5. Can data on a blockchain system be changed?

Usually not easily. Most blockchain systems are designed to be append-only and tamper-evident, but the practical ability to alter history depends on the protocol and governance model.

6. What is the difference between permissioned and permissionless ledgers?

A permissionless ledger is generally open to the public, while a permissioned ledger restricts participation or access to approved parties.

7. Is a blockchain system always public?

No. Some are public and open, while others are private or consortium-based and used by selected organizations.

8. How is a blockchain system different from a traditional database?

A traditional database usually has one trusted administrator. A blockchain system is designed for shared trust, consensus-based updates, and verifiable history across multiple parties.

9. Do all blockchain systems support smart contracts?

No. Some mainly support asset transfers and basic scripting, while others are full smart contract platforms.

10. What should a business evaluate before adopting a blockchain system?

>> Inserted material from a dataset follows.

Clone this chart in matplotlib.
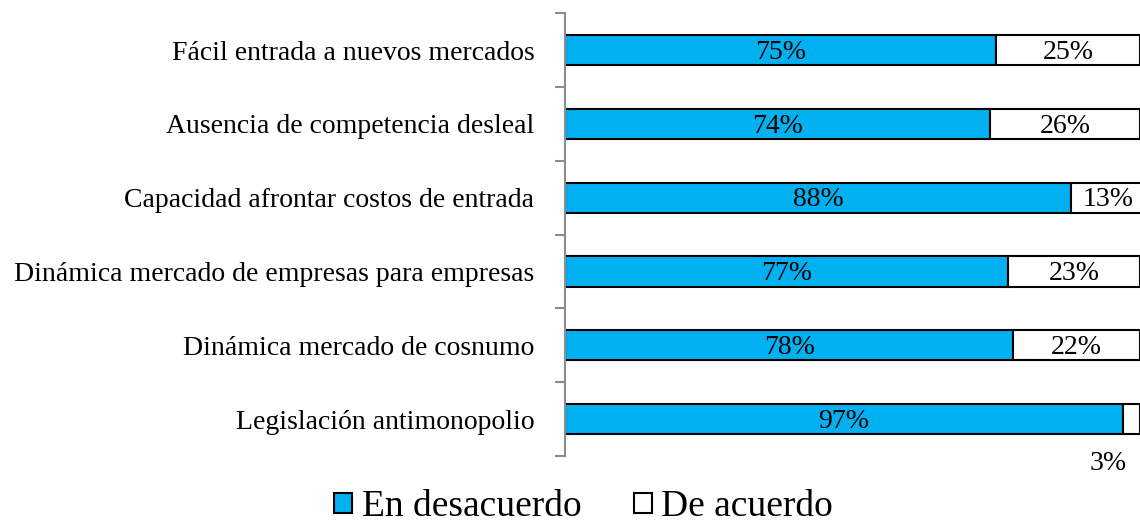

It should assess the trust model, privacy needs, throughput, costs, governance, integration requirements, compliance obligations, and whether blockchain is actually necessary.

Key Takeaways

  • A blockchain system is the full networked environment behind a blockchain, not just the chain of blocks.
  • It combines distributed ledger technology, cryptography, consensus, and replicated storage.
  • Public and permissioned systems solve different problems and should not be treated as interchangeable.
  • Blockchain can improve auditability, shared data integrity, and programmable asset transfer, but it also brings trade-offs in privacy, scalability, and governance.
  • Wallets manage keys; they do not “store” coins in the same way a bank account stores money.
  • Smart contract and key management risks are often more important than the ledger’s core cryptography.
  • Not every decentralized database is a blockchain, and not every blockchain is meaningfully decentralized.
  • The best way to evaluate a blockchain system is to understand its protocol, finality, infrastructure, and real-world fit for the use case.